The transit of Venus occurs in pairs eight years apart about once a century. The last transit was in 2004.

Since 1639, astronomers have used the transits of Venus and Mercury to measure distances in our solar system.

According to the NASA website, radar is now used to determine those distances, but this transit will provide a valuable opportunity for scientists to study our blue neighbor.

The entire event took about seven hours but was visible from only about 6 p.m. to sunset in this region. Rain threatened to cancel the viewing, but the weather cleared just in time.

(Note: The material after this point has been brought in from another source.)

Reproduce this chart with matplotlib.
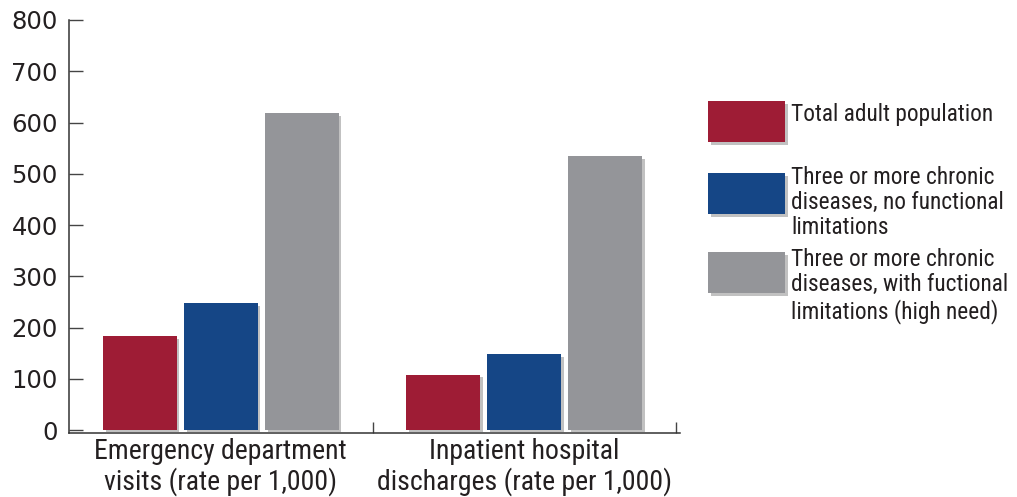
import matplotlib
matplotlib.use("Agg")
import matplotlib.pyplot as plt
import matplotlib.patheffects as pe
import matplotlib.transforms as mtransforms
from matplotlib.patches import Rectangle
import numpy as np

categories = ["Emergency department\nvisits (rate per 1,000)",
              "Inpatient hospital\ndischarges (rate per 1,000)"]
series_names = ["Total adult population",
                "Three or more chronic\ndiseases, no functional\nlimitations",
                "Three or more chronic\ndiseases, with fuctional\nlimitations (high need)"]
total_adult = [183, 108]
chronic_no_limit = [248, 148]
chronic_high_need = [619, 535]
yticks = [0, 100, 200, 300, 400, 500, 600, 700, 800]

colors = ["#9E1C35", "#154686", "#949599"]
series = [total_adult, chronic_no_limit, chronic_high_need]

FONT = ["Roboto Condensed", "Liberation Sans Narrow", "DejaVu Sans Condensed", "DejaVu Sans"]
plt.rcParams["font.family"] = FONT
textc = "#231F20"

W, H = 1017, 497
fig = plt.figure(figsize=(W / 100, H / 100), dpi=100)
ax = fig.add_axes([69 / W, (H - 432.6) / H, (680 - 69) / W, (432.6 - 20) / H])

# overlay axes in pixel coordinates (y down) for legend/labels placement
lax = fig.add_axes([0, 0, 1, 1])
lax.set_xlim(0, W)
lax.set_ylim(H, 0)
lax.axis("off")

x = np.arange(len(categories))
bw = 0.243
step = 0.267
shadow = [pe.SimplePatchShadow(offset=(2, -2), shadow_rgbFace="#666666", alpha=0.4), pe.Normal()]
for i, (vals, c) in enumerate(zip(series, colors)):
    bars = ax.bar(x + (i - 1) * step, vals, width=bw, color=c, zorder=3)
    for b in bars:
        b.set_path_effects(shadow)

ax.set_xlim(-0.5, 1.513)
ax.set_ylim(-5, 800)
ax.set_yticks(yticks)
ax.set_yticklabels([str(v) for v in yticks], fontsize=17.5, color=textc,
                   family=["DejaVu Sans"])
ax.tick_params(axis="y", direction="in", length=10, width=1, color="#444444", pad=8)

ax.set_xticks([0.5, 1.5])
ax.set_xticklabels(["", ""])
ax.tick_params(axis="x", which="major", direction="in", length=8, width=1, color="#444444")

for s in ["top", "right"]:
    ax.spines[s].set_visible(False)
for s in ["left", "bottom"]:
    ax.spines[s].set_color("#333333")
    ax.spines[s].set_linewidth(1.1)

# category labels: x from data, y in pixels (baseline of last line)
trans = mtransforms.blended_transform_factory(ax.transData, lax.transData)
for xi, cat in zip(x, categories):
    ax.text(xi, 490, cat, transform=trans, ha="center", va="baseline",
            fontsize=20, color=textc, linespacing=1.12, clip_on=False)

# legend drawn in pixel coordinates
box_tops = [101, 173, 252]
text_last_base = [121, 234, 318]
for name, c, top, yb in zip(series_names, colors, box_tops, text_last_base):
    r = Rectangle((708, top), 77, 41, facecolor=c, edgecolor="none")
    r.set_path_effects(shadow)
    lax.add_patch(r)
    lax.text(791, yb, name, fontsize=16.8, color=textc, va="baseline", ha="left",
             linespacing=1.12)

fig.savefig("out.png", dpi=100)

Nancy Sturtevant of Gainesville brought her daughter to watch Venus orbit the sun. She said she couldn’t pass up an educational opportunity like this.

Her daughter, ninth-grade student Katie Rose Dionne, said she was excited to see the planet in a way no one will for another century.

“I’ve seen old films and space things before but it was still awesome to see this for sure,” Dionne said smiling.

Lock recalled the last time he watched the transit of Venus, at sunset in Florida with his wife. He said that while the spectacle is a great show by Mother Nature, it also makes him realize his place in the universe.

“It makes me feel like I’m on a planet. It makes me look at that planet while it’s moving across the sun, while I’m standing on this planet and it’s moving around the sun, and that is a very cool thing,” Lock said.